-
Notifications
You must be signed in to change notification settings - Fork 10
Description
Hello,
I have been trying to export posteriors batch by batch with a defined batch size, rather than exporting them in a single batch. This is achieved by concatenating local variables exported from batches along the cell dimension in the scvi library. I believe the scvi library assumes that the variables defined with 'obs_plate' are the local variables, while the global variables (any other variable) are sampled from the last batch. However, for the cell2fate model, local and global variables seem to the same, as the guide method in the cell2fate model is an instance of 'poutine.messenger.Messenger'. In this case, posterior sampling does not use the 'return_sites' information and seems to return everything. Here is the function that returns one posterior sampling in the scvi library:
def _get_one_posterior_sample(
self,
args,
kwargs,
return_sites: Optional[list] = None,
return_observed: bool = False,
):
if isinstance(self.module.guide, poutine.messenger.Messenger):
# This already includes trace-replay behavior.
sample = self.module.guide(*args, **kwargs)
else:
guide_trace = poutine.trace(self.module.guide).get_trace(*args, **kwargs)
model_trace = poutine.trace(
poutine.replay(self.module.model, guide_trace)
).get_trace(*args, **kwargs)
sample = {
name: site["value"]
for name, site in model_trace.nodes.items()
if (
(site["type"] == "sample") # sample statement
and (
(return_sites is None) or (name in return_sites)
) # selected in return_sites list
and (
(
(not site.get("is_observed", True)) or return_observed
) # don't save observed unless requested
or (site.get("infer", False).get("_deterministic", False))
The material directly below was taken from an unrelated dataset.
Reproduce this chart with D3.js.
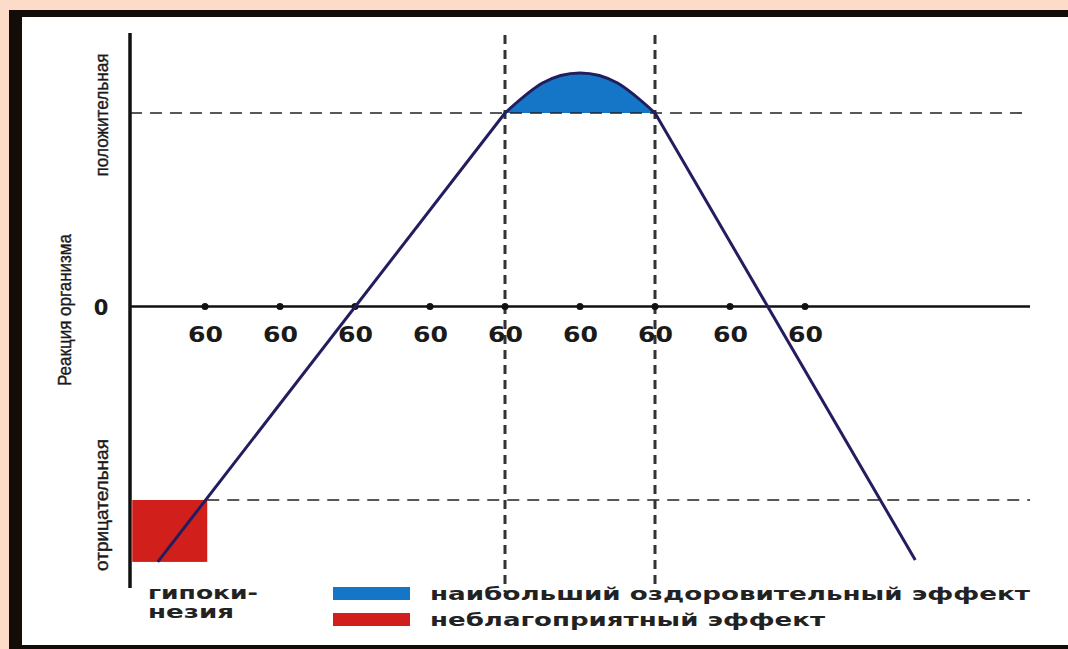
<!DOCTYPE html>
<html>
<head>
<meta charset="utf-8">
<script src="https://cdn.jsdelivr.net/npm/d3@7"></script>
<style>
  body { margin: 0; background: #fcdcc8; }
  svg { display: block; }
</style>
</head>
<body>
<svg id="board" width="1068" height="649"></svg>
<script>
// tick positions along the load axis (all labelled "60")
var tickValues = [1, 2, 3, 4, 5, 6, 7, 8, 9];
var tickLabels = ["60", "60", "60", "60", "60", "60", "60", "60", "60"];

// response curve: rising line, dome between x=5 and x=7, falling line
var riseLine = [[0.37, -1.32], [5, 1]];
var domeArc = [[5, 1], [5.5, 1.155], [6, 1.207], [6.5, 1.155], [7, 1]];
var fallLine = [[7, 1], [10.47, -1.31]];

// levels and zone borders
var posLevel = 1;
var negLevel = -1;
var zoneEdges = [5, 7];
var hypoZone = { x0: 0.03, x1: 1.03, y0: -1.32, y1: -1 };

var yLabels = ["положительная", "Реакция организма", "отрицательная"];
var legendItems = [
  { label: "наибольший оздоровительный эффект", color: "#1576c8" },
  { label: "неблагоприятный эффект", color: "#d1201c" }
];

var colors = {
  curve: "#221d5e",
  axis: "#111111",
  frame: "#140c06"
};

var svg = d3.select("#board");

// frame
svg.append("rect").attr("x", 9).attr("y", 10).attr("width", 1059).attr("height", 639)
  .attr("fill", colors.frame);
svg.append("rect").attr("x", 22).attr("y", 17).attr("width", 1046).attr("height", 628)
  .attr("fill", "#ffffff");

var x = d3.scaleLinear().domain([0, 12]).range([130, 1030]);
var y = d3.scaleLinear().domain([-1, 1]).range([500, 113]);

var line = d3.line().x(function (d) { return x(d[0]); }).y(function (d) { return y(d[1]); });
var arc = d3.line().x(function (d) { return x(d[0]); }).y(function (d) { return y(d[1]); })
  .curve(d3.curveNatural);

// red zone (hypokinesia)
svg.append("rect")
  .attr("x", x(hypoZone.x0))
  .attr("y", y(hypoZone.y1))
  .attr("width", x(hypoZone.x1) - x(hypoZone.x0))
  .attr("height", y(hypoZone.y0) - y(hypoZone.y1))
  .attr("fill", legendItems[1].color);

// blue dome fill
svg.append("path")
  .attr("d", arc(domeArc) + "Z")
  .attr("fill", legendItems[0].color);

// dashed horizontal levels
svg.append("line")
  .attr("x1", x(0)).attr("x2", x(12))
  .attr("y1", y(posLevel)).attr("y2", y(posLevel))
  .attr("stroke", "#222").attr("stroke-width", 1.6).attr("stroke-dasharray", "12,8");
svg.append("line")
  .attr("x1", x(hypoZone.x1)).attr("x2", x(12))
  .attr("y1", y(negLevel)).attr("y2", y(negLevel))
  .attr("stroke", "#222").attr("stroke-width", 1.6).attr("stroke-dasharray", "12,8");

// dashed vertical zone borders
svg.selectAll(".zone")
  .data(zoneEdges)
  .enter()
  .append("line")
  .attr("class", "zone")
  .attr("x1", function (d) { return x(d); })
  .attr("x2", function (d) { return x(d); })
  .attr("y1", 35).attr("y2", 592)
  .attr("stroke", "#333").attr("stroke-width", 3).attr("stroke-dasharray", "9,6");

// axes
svg.append("line")
  .attr("x1", x(0)).attr("x2", x(0)).attr("y1", 33).attr("y2", 588)
  .attr("stroke", colors.axis).attr("stroke-width", 3.5);
svg.append("line")
  .attr("x1", x(0)).attr("x2", x(12)).attr("y1", y(0)).attr("y2", y(0))
  .attr("stroke", colors.axis).attr("stroke-width", 2.5);

// ticks + labels
svg.selectAll(".tick")
  .data(tickValues)
  .enter()
  .append("circle")
  .attr("class", "tick")
  .attr("cx", function (d) { return x(d); })
  .attr("cy", y(0))
  .attr("r", 3.5)
  .attr("fill", colors.axis);

svg.selectAll(".tickLabel")
  .data(tickValues)
  .enter()
  .append("text")
  .attr("class", "tickLabel")
  .attr("x", function (d) { return x(d) - 17; })
  .attr("y", y(0) + 35)
  .attr("font-family", "DejaVu Sans")
  .attr("font-weight", "bold")
  .attr("font-size", 21)
  .attr("textLength", 35)
  .attr("lengthAdjust", "spacingAndGlyphs")
  .attr("fill", "#1a1a1a")
  .text(function (d, i) { return tickLabels[i]; });

svg.append("text")
  .attr("x", 101).attr("y", y(0) + 8)
  .attr("text-anchor", "middle")
  .attr("font-family", "DejaVu Sans")
  .attr("font-weight", "bold")
  .attr("font-size", 21)
  .attr("fill", "#1a1a1a")
  .text("0");

// curve
svg.append("path").attr("d", line(riseLine))
  .attr("fill", "none").attr("stroke", colors.curve).attr("stroke-width", 3);
svg.append("path").attr("d", arc(domeArc))
  .attr("fill", "none").attr("stroke", colors.curve).attr("stroke-width", 3);
svg.append("path").attr("d", line(fallLine))
  .attr("fill", "none").attr("stroke", colors.curve).attr("stroke-width", 3);

// rotated y labels
var yLabelPos = [[108, 115, 123], [71, 310, 152], [108, 505, 132]];
yLabels.forEach(function (t, i) {
  var p = yLabelPos[i];
  svg.append("text")
    .attr("transform", "translate(" + p[0] + "," + p[1] + ") rotate(-90)")
    .attr("text-anchor", "middle")
    .attr("font-family", "Liberation Sans Narrow, Liberation Sans")
    .attr("font-size", 19)
    .attr("textLength", p[2])
    .attr("lengthAdjust", "spacingAndGlyphs")
    .attr("fill", "#1a1a1a")
    .style("paint-order", "stroke")
    .attr("stroke", "#1a1a1a")
    .attr("stroke-width", 0.4)
    .text(t);
});

// hypokinesia label
["гипоки-", "незия"].forEach(function (t, i) {
  svg.append("text")
    .attr("x", 148).attr("y", 599 + i * 19)
    .attr("font-family", "DejaVu Sans")
    .attr("font-weight", "bold")
    .attr("font-size", 17)
    .attr("textLength", i == 0 ? 110 : 86)
    .attr("lengthAdjust", "spacingAndGlyphs")
    .attr("fill", "#222")
    .text(t);
});

// legend
var legend = svg.selectAll(".legend")
  .data(legendItems)
  .enter()
  .append("g")
  .attr("class", "legend")
  .attr("transform", function (d, i) { return "translate(333," + (587 + i * 26) + ")"; });

legend.append("rect")
  .attr("width", 77).attr("height", 13)
  .attr("fill", function (d) { return d.color; });

legend.append("text")
  .attr("x", 97).attr("y", 13)
  .attr("font-family", "DejaVu Sans")
  .attr("font-weight", "bold")
  .attr("font-size", 18)
  .attr("textLength", function (d, i) { return i == 0 ? 600 : 395; })
  .attr("lengthAdjust", "spacingAndGlyphs")
  .attr("fill", "#222")
  .text(function (d) { return d.label; });
</script>
</body>
</html>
) # unless it is deterministic
and not isinstance(
site.get("fn", None), poutine.subsample_messenger._Subsample
) # don't save plates
)
} To adapt batch sampling in the cell2fate model, I made a few changes to the function. Firstly, I removed the global sampling, which would sample everything in the last batch again. I'm not sure if it's correct to do so, as the RF/GO analysis slightly changes when I use single batch sampling with or without global variable sampling. Secondly, I defined the variables that have cell number dimensions and concatenated them in the cell number dimension after sampling. For the other variables, I simply applied element-wise averaging between batches. Here is the adapted function that I use:
Details
def _posterior_samples_minibatch(
self, use_gpu: bool = None, batch_size: Optional[int] = None, **sample_kwargs
):
samples = dict()
_, device = parse_use_gpu_arg(use_gpu)
batch_size = batch_size if batch_size is not None else settings.batch_size
train_dl = AnnDataLoader(
self.adata_manager, shuffle=False, batch_size=batch_size
)
# sample local parameters
i = 0
cell_specific=['t_c', 'T_c', 'mu_expression', 'detection_y_c', 'mu', 'data_target']
for tensor_dict in track(
train_dl,
style="tqdm",
description="Sampling local variables, batch: ",
):
args, kwargs = self.module._get_fn_args_from_batch(tensor_dict)
args = [a.to(device) for a in args]
kwargs = {k: v.to(device) for k, v in kwargs.items()}
self.to_device(device)
if i == 0:
return_observed = getattr(sample_kwargs, "return_observed", False)
obs_plate_sites = self._get_obs_plate_sites(
args, kwargs, return_observed=return_observed
)
if len(obs_plate_sites) == 0:
# if no local variables - don't sample
break
obs_plate_dim = list(obs_plate_sites.values())[0]
sample_kwargs_obs_plate = sample_kwargs.copy()
sample_kwargs_obs_plate[
"return_sites"
] = self._get_obs_plate_return_sites(
sample_kwargs["return_sites"], list(obs_plate_sites.keys())
)
sample_kwargs_obs_plate["show_progress"] = False
samples = self._get_posterior_samples(
args, kwargs, **sample_kwargs_obs_plate
)
else:
samples_ = self._get_posterior_samples(
args, kwargs, **sample_kwargs_obs_plate
)
num_cells_in_batch = samples_['t_c'].shape[1]
for k in samples.keys():
if samples_[k].ndim >1:
if k in cell_specific:
samples[k] = np.concatenate([samples[k], samples_[k]], axis=1)
else:
ratio_cells = num_cells_in_batch / batch_size
samples[k] = (samples[k] * i + samples_[k] * ratio_cells) / (i+ratio_cells)
i += 1
i += 1
self.module.to(device)
return samples<\details>
This approach seems to work well, as the results with batch export and without batch export are quite similar. However, there is again a slight difference between RF/GO analyses. I believe that difference arises because, even though the seed is set to 0, a change in the sampling strategy will alter the random function's output. I also tried to sample the variables that are not cell-specific from only the last batch, but it does not seem to work well, even though it should work theoretically, as the variables that are not cell-specific are sampled from already learned distributions.
I wanted to ask if my approach in line with the cell2fate assumption. Thank you very much for your help.